Perhaps most telling would be a comparison of our volume predictions. I predicted 3.7. I don't see a # in your blog post, but you suggest using the post 2010 thinning profiles which would yield 3.88, 3.67, and 3.43. But then you suggest that it might be more melt this year and that you lean lower. I'm trying to parse your thinking here, but it sound like you were thinking very close to 2012 at 3.3 or 3.4 if you were forced to give a #. Possibly lower I'm not sure.
So we were similar, with you being about .3-.4 km3 lower. I think the difference in our SIA, SIE, and SIV predictions can primarily be ascribed to me being more confident that 2010-2012 represents a skewed climatology of our current climate. I believe that those were 3 exceptionally warm, hostile years. The sample size of 3 was not and is not enough to convince me that that was the new normal. While I leaned heavily towards a 2010-2012 climatology (or a 2007-2012 weather-only climatology ignoring ice differences pre-2010), I hedged slightly against the possibility of a cooler year because of the small sample size.
I want to emphasize that this slight hedge is not remotely similar to the belief of WUWT-types that a recovery is imminent, that 2007,2008, 2010-2012 were all flukes, and that every year will be like 2009, 2013 or colder. I am simply trying to make a subjective recognition that 2010-2012 is a small sample size, and the possibility exists that we will still get years like 2009 (or even less hostile).

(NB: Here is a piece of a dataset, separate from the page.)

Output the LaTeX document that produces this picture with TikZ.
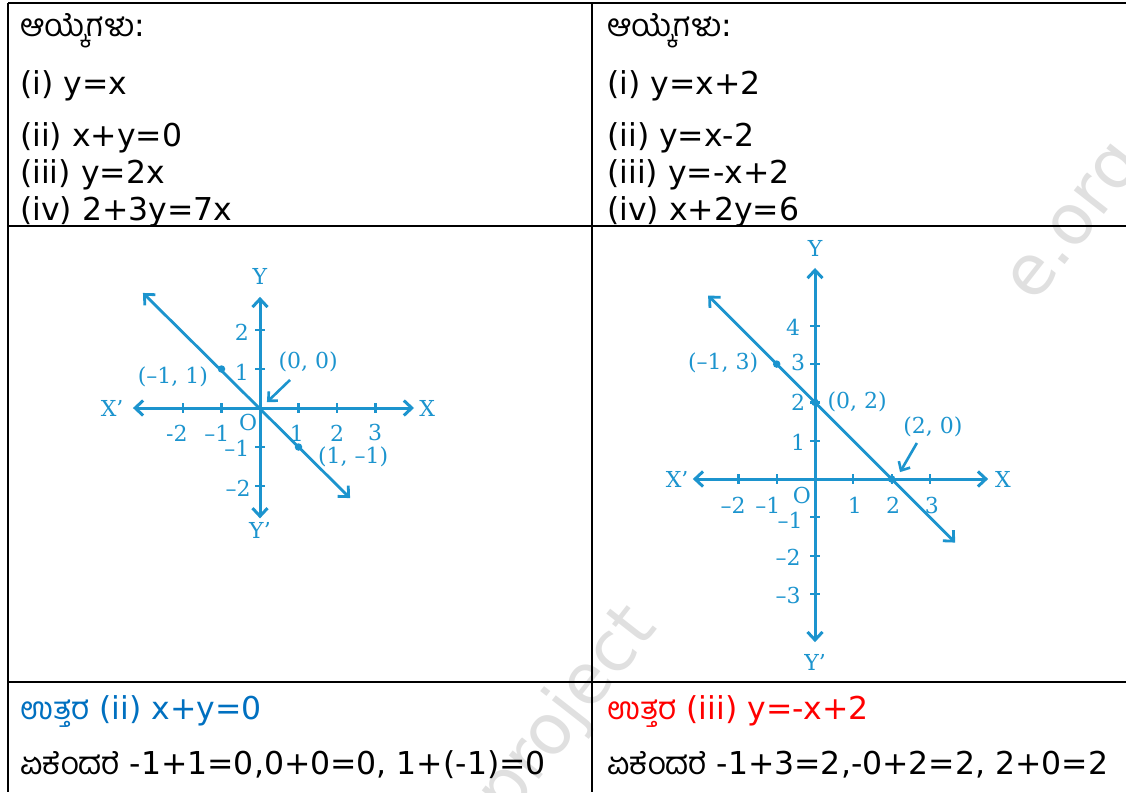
\documentclass[tikz,border=0pt]{standalone}
\usepackage{fontspec}
\setmainfont{DejaVu Sans}
\newfontfamily\kan[Script=Kannada]{Hind Mysuru}
\newfontfamily\grf{DejaVu Serif}
\usetikzlibrary{arrows.meta}
\definecolor{graphblue}{RGB}{28,148,206}
\definecolor{ansblue}{RGB}{0,112,192}

\begin{document}
\begin{tikzpicture}[x=1pt, y=-1pt,
  txt/.style={anchor=base west, inner sep=0pt, font=\fontsize{31.5}{37}\selectfont},
  rule/.style={line width=2.5pt, black},
  gaxis/.style={graphblue, line width=3pt, {Straight Barb[length=8pt,width=15pt]}-{Straight Barb[length=8pt,width=15pt]}},
  gline/.style={graphblue, line width=2.8pt, {Straight Barb[length=8pt,width=15pt]}-{Straight Barb[length=8pt,width=15pt]}},
  gtick/.style={graphblue, line width=2.2pt},
  gptr/.style={graphblue, line width=2.6pt, -{Straight Barb[length=7pt,width=13pt]}},
  glab/.style={graphblue, font=\grf\fontsize{22}{22}\selectfont, inner sep=0pt},
  gdot/.style={circle, fill=graphblue, inner sep=0pt, minimum size=7.5pt},
  wmark/.style={gray!24, font=\fontsize{70}{70}\selectfont, rotate=52, inner sep=0pt}]
\useasboundingbox (0,0) rectangle (1126,792);
% --- watermark
\node[wmark, anchor=base west] (wm1) at (1034,305) {e.org};
\node[wmark] (wm2) at (568,712) {project};
% --- table rules
\coordinate (tl) at (8,3);
\coordinate (tr) at (1126,3);
\coordinate (bl) at (8,792);
\draw[rule] (tl) -- (tr);
\draw[rule] (tl) -- (bl);
\draw[rule] (592,3) coordinate (ct) -- (592,792) coordinate (cb);
\draw[rule] (8,226) coordinate (r1l) -- (1126,226) coordinate (r1r);
\draw[rule] (8,682) coordinate (r2l) -- (1126,682) coordinate (r2r);
% --- left column: options
\node[txt] (lhead) at (20,37) {{\kan ಆಯ್ಕೆಗಳು}:};
\node[txt] (lo1) at (20,94) {(i)\ y=x};
\node[txt] (lo2) at (20,146) {(ii)\ x+y=0};
\node[txt] (lo3) at (20,183) {(iii)\ y=2x};
\node[txt] (lo4) at (20,220) {(iv)\ 2+3y=7x};
% --- right column: options
\node[txt] (rhead) at (607,37) {{\kan ಆಯ್ಕೆಗಳು}:};
\node[txt] (ro1) at (607,94) {(i)\ y=x+2};
\node[txt] (ro2) at (607,146) {(ii)\ y=x-2};
\node[txt] (ro3) at (607,183) {(iii)\ y=-x+2};
\node[txt] (ro4) at (607,220) {(iv)\ x+2y=6};
% --- bottom row: answers
\node[txt, text=ansblue] (lans) at (20,719) {{\kan ಉತ್ತರ} (ii)\ x+y=0};
\node[txt] (lwhy) at (20,774) {{\kan ಏಕೆಂದರೆ} -1+1=0,0+0=0, 1+(-1)=0};
\node[txt, text=red] (rans) at (607,719) {{\kan ಉತ್ತರ} (iii)\ y=-x+2};
\node[txt] (rwhy) at (607,774) {{\kan ಏಕೆಂದರೆ} -1+3=2,-0+2=2, 2+0=2};
% --- left graph: x+y=0
\begin{scope}[shift={(260,408)}, x=38.5pt, y=39pt]
  \coordinate (lxw) at (-3.3,0); \coordinate (lxe) at (4.0,0);
  \coordinate (lys) at (0,-2.83); \coordinate (lyn) at (0,2.85);
  \draw[gaxis] (lxw) -- (lxe);
  \draw[gaxis] (lys) -- (lyn);
  \foreach \k in {-2,-1,1,2,3} \draw[gtick] (\k,-0.12) -- (\k,0.12);
  \foreach \k in {-2,-1,1,2} \draw[gtick] (-0.12,\k) -- (0.12,\k);
  \coordinate (lla) at (-3.04,2.95); \coordinate (llb) at (2.34,-2.31);
  \draw[gline] (lla) -- (llb);
  \node[gdot] (lp1) at (-1,1) {};
  \node[gdot] (lp2) at (1,-1) {};
  \node[glab] (lY) at (0,3.36) {Y};
  \node[glab] (lYp) at (0,-3.13) {Y’};
  \node[glab] (lXp) at (-3.84,0) {X’};
  \node[glab] (lX) at (4.34,0) {X};
  \node[glab] (lO) at (-0.31,-0.36) {O};
  \node[glab] (lxm2) at (-2.16,-0.64) {-2};
  \node[glab] (lxm1) at (-1.12,-0.64) {–1};
  \node[glab] (lx1) at (0.96,-0.64) {1};
  \node[glab] (lx2) at (2.0,-0.64) {2};
  \node[glab] (lx3) at (2.99,-0.64) {3};
  \node[glab] (ly2) at (-0.47,1.95) {2};
  \node[glab] (ly1) at (-0.47,0.92) {1};
  \node[glab] (lym1) at (-0.6,-1.03) {–1};
  \node[glab] (lym2) at (-0.57,-2.05) {–2};
  \node[glab] (lc1) at (-2.26,0.8) {(–1, 1)};
  \node[glab] (lc2) at (2.42,-1.26) {(1, –1)};
  \node[glab] (lc0) at (1.25,1.18) {(0, 0)};
  \coordinate (lo) at (0.18,0.15);
  \draw[gptr] (0.78,0.72) coordinate (lpt) -- (lo);
\end{scope}
% --- right graph: y=-x+2
\begin{scope}[shift={(815,479)}, x=38.3pt, y=38.3pt]
  \coordinate (rxw) at (-3.19,0); \coordinate (rxe) at (4.52,0);
  \coordinate (rys) at (0,-4.26); \coordinate (ryn) at (0,5.51);
  \draw[gaxis] (rxw) -- (rxe);
  \draw[gaxis] (rys) -- (ryn);
  \foreach \k in {-2,-1,1,2,3} \draw[gtick] (\k,-0.12) -- (\k,0.12);
  \foreach \k in {-3,-2,-1,1,2,3,4} \draw[gtick] (-0.12,\k) -- (0.12,\k);
  \coordinate (rla) at (-2.79,4.79); \coordinate (rlb) at (3.66,-1.66);
  \draw[gline] (rla) -- (rlb);
  \node[gdot] (rp1) at (-1,3) {};
  \node[gdot] (rp2) at (0,2) {};
  \node[gdot] (rp3) at (2,0) {};
  \node[glab] (rY) at (0,6.03) {Y};
  \node[glab] (rYp) at (0,-4.78) {Y’};
  \node[glab] (rXp) at (-3.6,0) {X’};
  \node[glab] (rX) at (4.91,0) {X};
  \node[glab] (rO) at (-0.34,-0.42) {O};
  \node[glab] (rxm2) at (-2.14,-0.68) {–2};
  \node[glab] (rxm1) at (-1.23,-0.68) {–1};
  \node[glab] (rx1) at (1.04,-0.68) {1};
  \node[glab] (rx2) at (2.04,-0.68) {2};
  \node[glab] (rx3) at (3.05,-0.68) {3};
  \node[glab] (ry4) at (-0.57,3.97) {4};
  \node[glab] (ry3) at (-0.44,3.03) {3};
  \node[glab] (ry2) at (-0.44,2.01) {2};
  \node[glab] (ry1) at (-0.44,0.97) {1};
  \node[glab] (rym1) at (-0.65,-1.07) {–1};
  \node[glab] (rym2) at (-0.7,-2.04) {–2};
  \node[glab] (rym3) at (-0.7,-3.03) {–3};
  \node[glab] (rc1) at (-2.4,3.03) {(–1, 3)};
  \node[glab] (rc2) at (1.1,2.01) {(0, 2)};
  \node[glab] (rc3) at (3.08,1.36) {(2, 0)};
  \draw[gptr] (2.66,0.94) coordinate (rpt) -- (2.22,0.18) coordinate (rxo);
\end{scope}
\end{tikzpicture}
\end{document}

Next year, barring some massive recovery in PIOMAS, I will be predicting very similar #s for SIA, SIE, SIV as I did this year (2.7,4.2,3.7), which will all be much lower than the result this year. No recovery.
On a side note, you say the 2013 thickness profiles were thinner but I don't see how this is possible. Both 2012 and 2013 had similar volume and area in March, which means thickness must have been the same as well. Personally, I don't think the distribution matters much. If it is centralized it will protect the ice late season, if it is peripheral then it will delay the start of melt season and positive feedbacks. 2013, 2012, and 2011 all had similar volume in March.
Thus, a good starting point for SIA, SIV, and SIE predictions was an average of 2011 and 2012. If you hedge a little against cooler weather, as I did, you could lean a little closer to 2011, as I did.